Contenir la flambée des prix

L’administration Trump doit en réalité porter son combat sur deux fronts. D’abord, elle doit trouver le moyen de convaincre les pays en question de cesser leurs importations. « Ils ont dû donner des exemptions parce qu’ils n’étaient pas sûrs de pouvoir convaincre les Indiens et les Chinois », analysait en novembre un patron français du secteur.

Mais elle doit aussi s’assurer que la flambée des prix soit contenue, alors que Donald Trump ne cesse dans le même temps de tweeter que les cours du baril sont trop élevés et que cela est néfaste pour les consommateurs américains, très gros consommateurs de pétrole. Selon le Financial Times, les Etats-Unis sont en négociations avec l’Arabie saoudite et les Emirats arabes unis pour qu’ils augmentent leur production afin de compenser la perte des barils iraniens du marché.

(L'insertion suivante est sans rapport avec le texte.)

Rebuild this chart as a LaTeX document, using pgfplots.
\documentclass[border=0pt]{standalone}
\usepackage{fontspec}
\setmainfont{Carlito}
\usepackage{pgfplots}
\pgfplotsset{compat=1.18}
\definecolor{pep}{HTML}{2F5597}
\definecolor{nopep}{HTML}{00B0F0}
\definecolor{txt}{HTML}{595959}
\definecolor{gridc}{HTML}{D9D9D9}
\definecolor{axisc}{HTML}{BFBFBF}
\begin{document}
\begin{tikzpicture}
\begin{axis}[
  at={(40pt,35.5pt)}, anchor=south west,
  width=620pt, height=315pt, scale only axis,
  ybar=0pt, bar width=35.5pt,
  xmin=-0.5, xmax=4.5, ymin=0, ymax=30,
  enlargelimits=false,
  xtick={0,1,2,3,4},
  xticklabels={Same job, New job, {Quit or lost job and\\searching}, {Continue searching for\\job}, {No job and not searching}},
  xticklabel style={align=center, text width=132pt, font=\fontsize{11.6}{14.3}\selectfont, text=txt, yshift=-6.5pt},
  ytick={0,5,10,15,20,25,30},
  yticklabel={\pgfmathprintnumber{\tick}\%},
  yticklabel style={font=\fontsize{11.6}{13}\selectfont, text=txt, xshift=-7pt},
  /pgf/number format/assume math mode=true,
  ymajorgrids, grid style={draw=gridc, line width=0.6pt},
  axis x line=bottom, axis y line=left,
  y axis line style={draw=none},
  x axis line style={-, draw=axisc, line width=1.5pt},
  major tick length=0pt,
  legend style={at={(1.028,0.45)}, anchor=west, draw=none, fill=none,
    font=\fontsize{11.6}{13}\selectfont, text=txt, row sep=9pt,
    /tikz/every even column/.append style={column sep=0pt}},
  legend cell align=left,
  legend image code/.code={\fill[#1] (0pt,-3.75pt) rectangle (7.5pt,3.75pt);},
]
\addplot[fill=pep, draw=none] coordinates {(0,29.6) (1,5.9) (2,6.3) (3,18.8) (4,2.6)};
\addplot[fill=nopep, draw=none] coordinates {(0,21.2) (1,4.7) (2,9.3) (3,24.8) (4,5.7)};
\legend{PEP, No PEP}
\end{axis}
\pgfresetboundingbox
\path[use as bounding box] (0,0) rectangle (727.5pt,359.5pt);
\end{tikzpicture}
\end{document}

Le calcul n’est pourtant jamais aussi simple. D’autres facteurs majeurs, auxquels Washington n’est pas étranger, pourraient avoir un impact important. Tout d’abord, la déroute persistante de l’économie vénézuélienne, envers laquelle les sanctions américaines se sont durcies, continue d’affecter durement la production pétrolière du pays. Dans le même temps, les affrontements en Libye, entre les troupes du maréchal Haftar et l’armée du gouvernement de Tripoli font peser le risque d’un embrasement, qui pourrait également réduire les exportations de ce pays.